● Listed records:
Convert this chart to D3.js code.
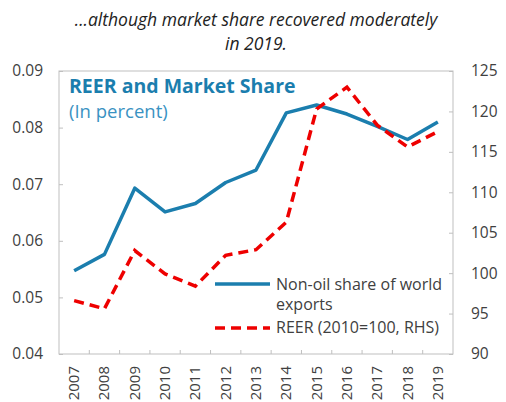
* * *
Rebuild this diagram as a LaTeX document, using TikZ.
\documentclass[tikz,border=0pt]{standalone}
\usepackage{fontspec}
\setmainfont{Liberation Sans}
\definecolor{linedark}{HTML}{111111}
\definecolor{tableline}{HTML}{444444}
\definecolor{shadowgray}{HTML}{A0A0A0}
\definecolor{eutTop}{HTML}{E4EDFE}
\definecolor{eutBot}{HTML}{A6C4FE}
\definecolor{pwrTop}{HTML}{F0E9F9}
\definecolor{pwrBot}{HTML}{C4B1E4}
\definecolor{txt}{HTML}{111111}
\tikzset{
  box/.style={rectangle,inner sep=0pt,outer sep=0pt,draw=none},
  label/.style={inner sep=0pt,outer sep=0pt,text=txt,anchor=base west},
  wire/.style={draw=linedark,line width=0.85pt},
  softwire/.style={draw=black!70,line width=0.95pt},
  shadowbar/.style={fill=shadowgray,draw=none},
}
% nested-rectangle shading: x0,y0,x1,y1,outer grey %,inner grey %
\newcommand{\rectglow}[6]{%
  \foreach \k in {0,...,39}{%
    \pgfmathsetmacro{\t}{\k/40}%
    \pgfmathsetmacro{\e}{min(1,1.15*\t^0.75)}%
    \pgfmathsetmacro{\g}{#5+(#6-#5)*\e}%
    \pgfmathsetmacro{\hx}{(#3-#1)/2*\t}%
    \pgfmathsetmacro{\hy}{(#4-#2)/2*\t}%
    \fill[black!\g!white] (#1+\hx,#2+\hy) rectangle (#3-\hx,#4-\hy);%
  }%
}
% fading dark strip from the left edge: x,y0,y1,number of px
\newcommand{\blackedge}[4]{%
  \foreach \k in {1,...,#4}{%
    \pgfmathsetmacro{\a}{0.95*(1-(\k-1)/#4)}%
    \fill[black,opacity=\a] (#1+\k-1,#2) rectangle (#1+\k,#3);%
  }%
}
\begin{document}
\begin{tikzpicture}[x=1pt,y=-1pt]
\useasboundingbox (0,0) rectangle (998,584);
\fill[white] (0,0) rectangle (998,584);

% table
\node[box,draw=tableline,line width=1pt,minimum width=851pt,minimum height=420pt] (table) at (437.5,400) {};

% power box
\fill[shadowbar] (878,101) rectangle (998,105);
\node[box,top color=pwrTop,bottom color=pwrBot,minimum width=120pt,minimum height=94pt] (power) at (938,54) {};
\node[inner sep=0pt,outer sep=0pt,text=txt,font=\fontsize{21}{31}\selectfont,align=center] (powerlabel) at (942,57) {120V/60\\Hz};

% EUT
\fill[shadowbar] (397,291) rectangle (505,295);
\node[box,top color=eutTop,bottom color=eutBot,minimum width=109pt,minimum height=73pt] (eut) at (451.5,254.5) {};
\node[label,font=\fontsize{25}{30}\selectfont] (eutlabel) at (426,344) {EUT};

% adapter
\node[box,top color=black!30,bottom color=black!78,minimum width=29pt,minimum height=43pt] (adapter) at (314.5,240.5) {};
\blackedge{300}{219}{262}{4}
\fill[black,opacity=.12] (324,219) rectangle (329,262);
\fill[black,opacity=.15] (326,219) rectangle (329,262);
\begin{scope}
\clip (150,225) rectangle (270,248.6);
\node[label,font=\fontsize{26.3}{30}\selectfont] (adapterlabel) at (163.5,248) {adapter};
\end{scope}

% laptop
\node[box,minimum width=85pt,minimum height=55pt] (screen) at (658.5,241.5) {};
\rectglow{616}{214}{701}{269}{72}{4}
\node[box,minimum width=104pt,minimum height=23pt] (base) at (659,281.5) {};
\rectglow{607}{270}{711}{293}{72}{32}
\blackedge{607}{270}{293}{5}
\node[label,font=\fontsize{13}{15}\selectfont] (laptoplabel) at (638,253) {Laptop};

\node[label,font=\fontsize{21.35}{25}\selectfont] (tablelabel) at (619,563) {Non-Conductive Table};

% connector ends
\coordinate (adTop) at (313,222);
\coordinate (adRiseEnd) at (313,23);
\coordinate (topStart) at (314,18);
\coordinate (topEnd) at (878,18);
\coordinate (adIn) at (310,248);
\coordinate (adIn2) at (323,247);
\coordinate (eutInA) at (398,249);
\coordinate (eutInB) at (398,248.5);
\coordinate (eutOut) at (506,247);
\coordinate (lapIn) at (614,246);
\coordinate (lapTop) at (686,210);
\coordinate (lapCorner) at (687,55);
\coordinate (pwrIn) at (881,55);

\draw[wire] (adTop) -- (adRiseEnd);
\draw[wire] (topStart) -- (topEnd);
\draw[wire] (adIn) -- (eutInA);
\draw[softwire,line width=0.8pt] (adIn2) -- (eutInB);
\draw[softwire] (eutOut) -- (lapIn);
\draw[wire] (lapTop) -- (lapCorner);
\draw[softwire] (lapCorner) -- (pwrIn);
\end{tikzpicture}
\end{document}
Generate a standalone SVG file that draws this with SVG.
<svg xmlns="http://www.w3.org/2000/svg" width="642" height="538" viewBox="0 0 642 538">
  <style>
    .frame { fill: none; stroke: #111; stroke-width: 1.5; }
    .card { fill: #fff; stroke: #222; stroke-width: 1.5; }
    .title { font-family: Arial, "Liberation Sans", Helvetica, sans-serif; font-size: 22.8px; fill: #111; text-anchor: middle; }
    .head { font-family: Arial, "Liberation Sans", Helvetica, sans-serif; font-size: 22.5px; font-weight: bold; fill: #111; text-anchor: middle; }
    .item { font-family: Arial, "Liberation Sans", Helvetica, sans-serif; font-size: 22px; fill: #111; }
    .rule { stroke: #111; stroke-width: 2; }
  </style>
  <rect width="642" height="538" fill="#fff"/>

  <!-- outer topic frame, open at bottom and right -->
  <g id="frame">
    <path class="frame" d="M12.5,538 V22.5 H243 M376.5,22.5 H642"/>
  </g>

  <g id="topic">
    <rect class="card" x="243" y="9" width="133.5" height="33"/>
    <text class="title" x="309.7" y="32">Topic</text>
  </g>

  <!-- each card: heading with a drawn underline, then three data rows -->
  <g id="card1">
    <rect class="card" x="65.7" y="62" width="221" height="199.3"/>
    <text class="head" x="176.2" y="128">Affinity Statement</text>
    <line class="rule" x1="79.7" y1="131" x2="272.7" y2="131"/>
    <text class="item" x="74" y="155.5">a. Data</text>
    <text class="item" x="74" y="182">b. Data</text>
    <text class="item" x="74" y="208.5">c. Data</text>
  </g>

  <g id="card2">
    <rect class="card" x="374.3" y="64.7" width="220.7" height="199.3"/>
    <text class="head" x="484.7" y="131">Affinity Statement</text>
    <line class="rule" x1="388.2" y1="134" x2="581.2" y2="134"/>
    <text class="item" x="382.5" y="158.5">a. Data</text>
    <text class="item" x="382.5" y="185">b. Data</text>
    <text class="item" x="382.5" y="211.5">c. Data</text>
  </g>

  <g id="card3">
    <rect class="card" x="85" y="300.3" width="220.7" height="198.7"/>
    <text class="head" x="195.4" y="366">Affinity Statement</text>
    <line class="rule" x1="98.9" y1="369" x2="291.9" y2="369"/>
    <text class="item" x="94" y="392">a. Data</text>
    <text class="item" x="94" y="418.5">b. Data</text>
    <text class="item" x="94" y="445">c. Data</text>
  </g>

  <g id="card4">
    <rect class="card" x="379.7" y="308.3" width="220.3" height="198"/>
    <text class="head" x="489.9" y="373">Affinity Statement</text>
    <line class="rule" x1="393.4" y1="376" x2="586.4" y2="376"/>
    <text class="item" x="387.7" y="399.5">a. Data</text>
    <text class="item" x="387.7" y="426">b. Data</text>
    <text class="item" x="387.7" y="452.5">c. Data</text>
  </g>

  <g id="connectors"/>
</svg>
==
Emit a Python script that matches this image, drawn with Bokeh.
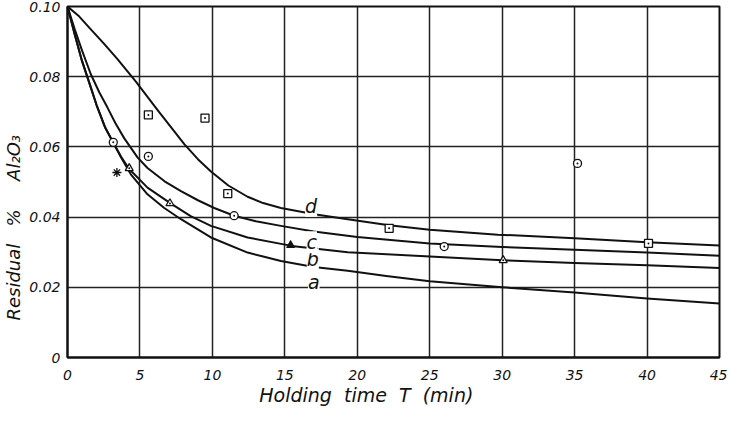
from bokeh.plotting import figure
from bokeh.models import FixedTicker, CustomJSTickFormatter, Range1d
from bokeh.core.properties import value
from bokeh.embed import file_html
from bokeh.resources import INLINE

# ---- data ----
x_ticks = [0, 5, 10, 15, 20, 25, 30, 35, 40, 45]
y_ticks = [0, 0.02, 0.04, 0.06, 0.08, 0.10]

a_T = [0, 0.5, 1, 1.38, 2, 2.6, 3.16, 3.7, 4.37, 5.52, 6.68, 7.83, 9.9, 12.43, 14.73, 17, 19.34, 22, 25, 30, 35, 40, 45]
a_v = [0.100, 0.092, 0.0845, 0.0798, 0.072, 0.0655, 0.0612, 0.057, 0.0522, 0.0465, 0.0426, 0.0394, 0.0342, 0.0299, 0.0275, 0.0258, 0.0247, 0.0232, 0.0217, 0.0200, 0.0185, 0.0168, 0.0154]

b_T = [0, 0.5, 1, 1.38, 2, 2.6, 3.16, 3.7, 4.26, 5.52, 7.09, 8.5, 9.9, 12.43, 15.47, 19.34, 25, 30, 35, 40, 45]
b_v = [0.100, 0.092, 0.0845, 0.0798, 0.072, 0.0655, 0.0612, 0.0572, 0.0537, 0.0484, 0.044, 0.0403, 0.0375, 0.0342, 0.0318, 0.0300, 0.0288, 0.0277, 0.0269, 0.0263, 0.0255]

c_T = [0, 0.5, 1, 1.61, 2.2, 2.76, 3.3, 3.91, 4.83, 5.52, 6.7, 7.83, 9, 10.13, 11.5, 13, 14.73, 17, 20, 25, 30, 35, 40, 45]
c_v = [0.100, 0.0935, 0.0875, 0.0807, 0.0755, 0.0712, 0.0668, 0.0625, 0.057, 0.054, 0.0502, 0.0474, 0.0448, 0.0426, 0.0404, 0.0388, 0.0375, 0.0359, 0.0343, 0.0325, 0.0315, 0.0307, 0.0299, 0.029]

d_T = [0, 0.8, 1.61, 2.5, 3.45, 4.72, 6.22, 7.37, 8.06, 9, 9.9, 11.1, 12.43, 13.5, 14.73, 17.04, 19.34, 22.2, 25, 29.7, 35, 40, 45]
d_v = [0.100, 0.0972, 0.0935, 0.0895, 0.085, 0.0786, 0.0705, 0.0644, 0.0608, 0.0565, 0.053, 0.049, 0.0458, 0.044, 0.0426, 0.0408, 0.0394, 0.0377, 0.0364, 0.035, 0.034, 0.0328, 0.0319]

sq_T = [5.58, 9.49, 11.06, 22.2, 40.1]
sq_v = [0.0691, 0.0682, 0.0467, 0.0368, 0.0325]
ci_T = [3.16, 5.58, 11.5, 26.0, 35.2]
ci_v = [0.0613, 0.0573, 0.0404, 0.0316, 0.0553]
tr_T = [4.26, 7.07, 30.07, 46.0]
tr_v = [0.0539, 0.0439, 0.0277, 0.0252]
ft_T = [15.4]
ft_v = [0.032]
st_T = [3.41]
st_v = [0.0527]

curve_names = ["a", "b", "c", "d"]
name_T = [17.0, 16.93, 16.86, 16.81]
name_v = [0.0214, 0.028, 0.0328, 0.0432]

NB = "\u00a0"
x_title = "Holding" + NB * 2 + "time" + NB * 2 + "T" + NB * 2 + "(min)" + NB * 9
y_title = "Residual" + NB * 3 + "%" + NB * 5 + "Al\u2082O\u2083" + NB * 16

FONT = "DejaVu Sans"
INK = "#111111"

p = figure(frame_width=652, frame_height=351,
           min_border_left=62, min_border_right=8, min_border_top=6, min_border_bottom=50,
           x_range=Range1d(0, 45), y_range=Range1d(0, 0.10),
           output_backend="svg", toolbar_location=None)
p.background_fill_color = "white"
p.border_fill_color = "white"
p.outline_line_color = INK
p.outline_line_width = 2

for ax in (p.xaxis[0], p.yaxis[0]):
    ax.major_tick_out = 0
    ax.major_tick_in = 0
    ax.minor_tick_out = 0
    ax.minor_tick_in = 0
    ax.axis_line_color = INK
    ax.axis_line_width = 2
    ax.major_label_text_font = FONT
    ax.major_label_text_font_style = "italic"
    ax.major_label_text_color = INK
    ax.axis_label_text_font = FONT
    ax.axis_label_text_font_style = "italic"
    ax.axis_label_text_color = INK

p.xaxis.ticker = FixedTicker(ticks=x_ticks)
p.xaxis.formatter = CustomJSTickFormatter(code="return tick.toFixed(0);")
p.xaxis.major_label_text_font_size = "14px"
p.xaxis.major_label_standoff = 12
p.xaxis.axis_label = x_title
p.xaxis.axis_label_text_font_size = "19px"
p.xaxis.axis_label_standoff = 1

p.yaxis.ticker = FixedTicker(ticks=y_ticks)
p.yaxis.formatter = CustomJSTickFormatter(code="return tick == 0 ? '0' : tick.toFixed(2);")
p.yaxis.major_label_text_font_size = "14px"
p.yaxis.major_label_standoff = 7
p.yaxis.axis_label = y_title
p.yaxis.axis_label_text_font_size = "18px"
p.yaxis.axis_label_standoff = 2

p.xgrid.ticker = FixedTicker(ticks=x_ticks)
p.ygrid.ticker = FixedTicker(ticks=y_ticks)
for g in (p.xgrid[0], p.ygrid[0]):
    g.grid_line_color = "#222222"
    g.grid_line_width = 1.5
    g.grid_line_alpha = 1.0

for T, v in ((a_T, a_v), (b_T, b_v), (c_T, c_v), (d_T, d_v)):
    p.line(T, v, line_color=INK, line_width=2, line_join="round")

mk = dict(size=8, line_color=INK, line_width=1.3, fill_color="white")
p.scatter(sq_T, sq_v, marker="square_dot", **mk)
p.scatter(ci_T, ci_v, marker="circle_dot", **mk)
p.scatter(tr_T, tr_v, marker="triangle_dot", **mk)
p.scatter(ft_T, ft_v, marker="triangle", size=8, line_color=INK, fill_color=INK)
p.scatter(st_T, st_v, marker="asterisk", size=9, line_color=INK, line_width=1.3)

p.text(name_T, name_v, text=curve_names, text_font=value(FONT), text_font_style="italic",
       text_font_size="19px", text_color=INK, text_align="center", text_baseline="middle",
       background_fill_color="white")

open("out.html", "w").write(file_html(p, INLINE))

● Exercise goal:
From the line that has "Emit a Python" through the line that has "y_ticks = [0, 0.02, 0.04, 0.06, 0.08, 0.10]", reproduce each line exactly as it stands and nothing else; do not include any pictures.

● Solution to the exercise:
Emit a Python script that matches this image, drawn with Bokeh.
from bokeh.plotting import figure
from bokeh.models import FixedTicker, CustomJSTickFormatter, Range1d
from bokeh.core.properties import value
from bokeh.embed import file_html
from bokeh.resources import INLINE

# ---- data ----
x_ticks = [0, 5, 10, 15, 20, 25, 30, 35, 40, 45]
y_ticks = [0, 0.02, 0.04, 0.06, 0.08, 0.10]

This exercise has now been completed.